= Temples associated with the seven Tantric chakras =

Many temples in India and one in China are associated with the seven chakras.

== Shiva temples ==
Aathara Stalam indicates the places that serve as the personifications of tantric chakras associated with the human anatomy. Four temples are located in Tamil Nadu, one in Andhra Pradesh,one in Uttar Pradesh, one in Jammu & Kashmir and one in China.

| Tantric Chakra | Description | Temple | Location | Symbol |
| Sahasrara (Sanskrit: सहस्रार,Sahasrār) | Above head | Amarnath Temple/kailashnath Temple | Anantnag/Kailash |  |
| Ajna (Sanskrit: आज्ञा, ājñā [aːɟɲaː]) | Brain directly behind eyebrow | Natarajar Temple | Chidambaram |  |
| Visuthi (Sanskrit: विशुद्ध, Viśuddha) | Neck region near spine | Sri Kalahastheeswara Swami Temple | Kalahasthi |  |
| Anahata (Sanskrit: अनाहत, Anāhata) | Central channel behind spine | Kashi Vishwanath Temple | Varanasi |  |
| Manipooragam (Sanskrit: मणिपूर, Maṇipūra) | Spine directly behind the navel | Arunachaleshwarar Temple | Thiruvannamalai |  |
| Swathistanam (Sanskrit: स्वाधिष्ठान, Svādhiṣṭhāna) | One's own abode | Thiruvanaikaval | Trichy |  |
| Moolatharam (Sanskrit: मूलाधार, Mūlādhāra) | Basal end of the spinal | Thyagaraja Swamy Temple | Tiruvarur |  |

== Vishnu temples ==
Eight Vaishnava Temples are associated with the chakras of human anatomy. One is located in Gujarat, one in Andhra Pradesh, one in Uttarakhand, one in Karnataka, one in Tamil Nadu and three in Uttar Pradesh.

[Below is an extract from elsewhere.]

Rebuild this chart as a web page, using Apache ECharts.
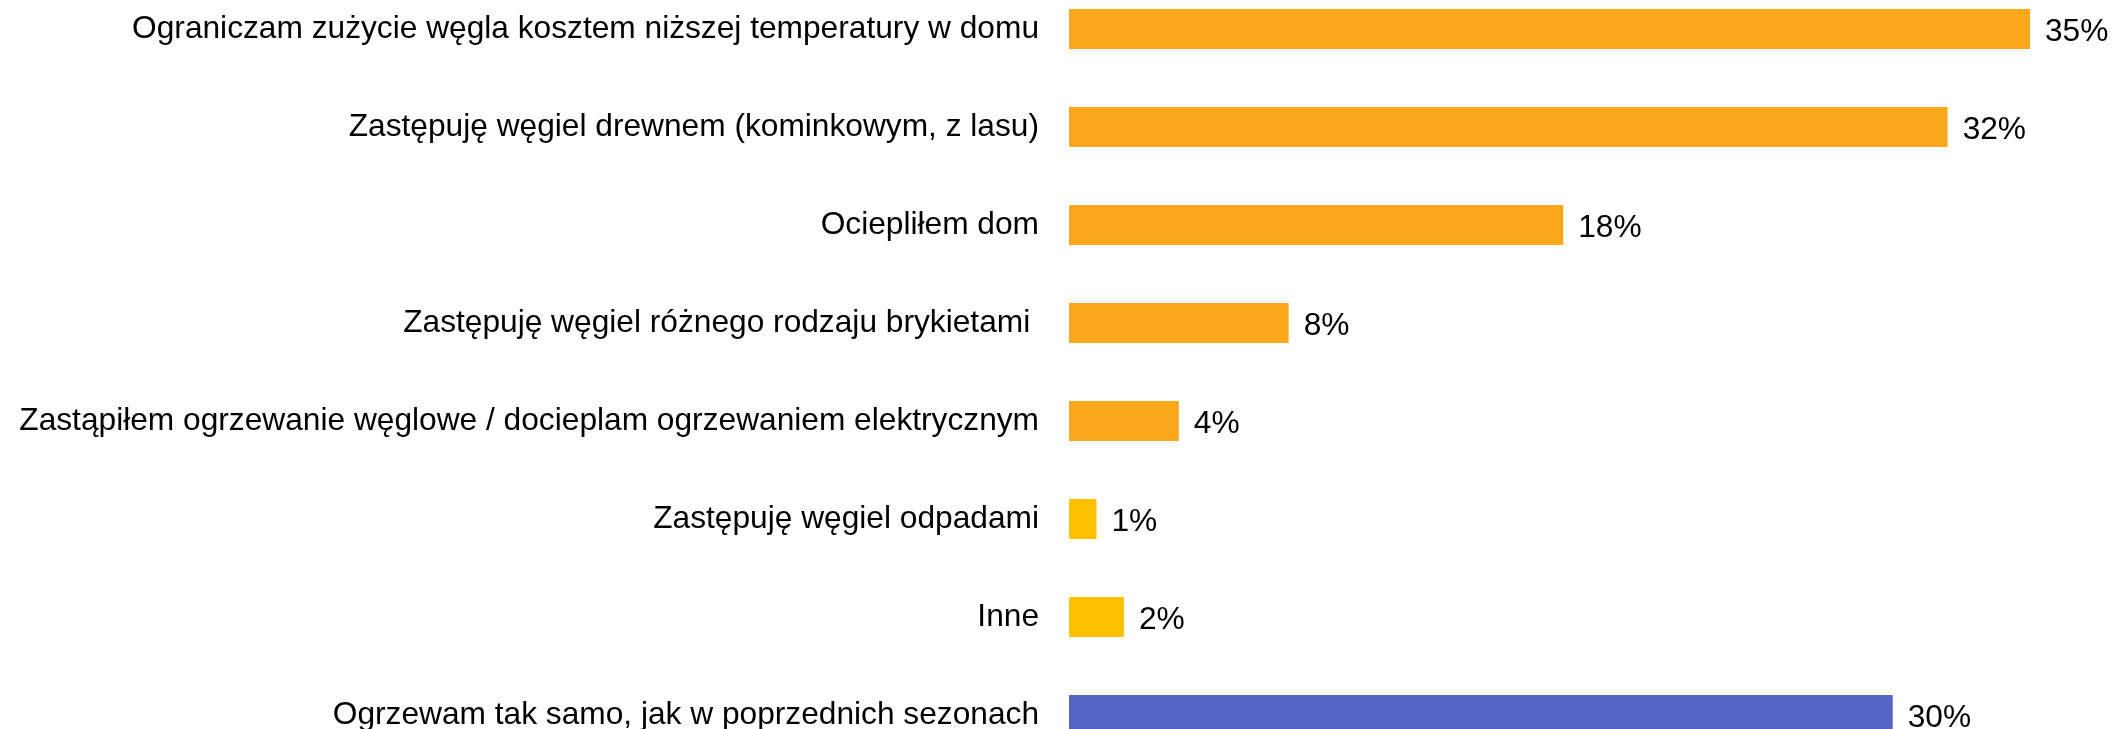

| Tantric Chakras | Description | Temple | Location | Symbol |
|---|---|---|---|---|
| Sahasrara Sanskrit: सहस्रार,Sahasrār | Above Head | Dwarkadish Temple | Dwarka |  |
| Ajna Sanskrit: आज्ञा, ājñā | Brain directly behind eyebrow | Naimishnath Temple | Naimisharanya |  |
| Visuthi Sanskrit: विशुद्ध, Viśuddha | Neck region near spine | Cheluvunarayan Swamy Temple | Thirunarayanpuram |  |
| Anahata Sanskrit: अनाहत, Anāhata | Central channel behind spine | Vithoba Temple | Pandharpur |  |
| Manipoora Sanskrit: मणिपूर, Manipūra | Spine directly behind the navel | Ahobilam Temple | Ahobilam |  |
| Swathistanam Sanskrit: स्वाधिष्ठान, Svādhiṣṭhāna | One's own abode | Varadhraj Perumal Temple | Kanchipuram |  |
| Mooladhara Sanskrit: मूलाधार, Mūlādhāra | Basal end of Spine | Hrishikesh Narayan Temple(Bharat Mandir) | Rishikesh(Haridwar) |  |

== Saptpuri Temples ==
All Saptpuri (ayodhya,kashi,mathura,haridwar,ujjain, dwarka and kanchipuram) are considered the personification of the seven tantric chakras.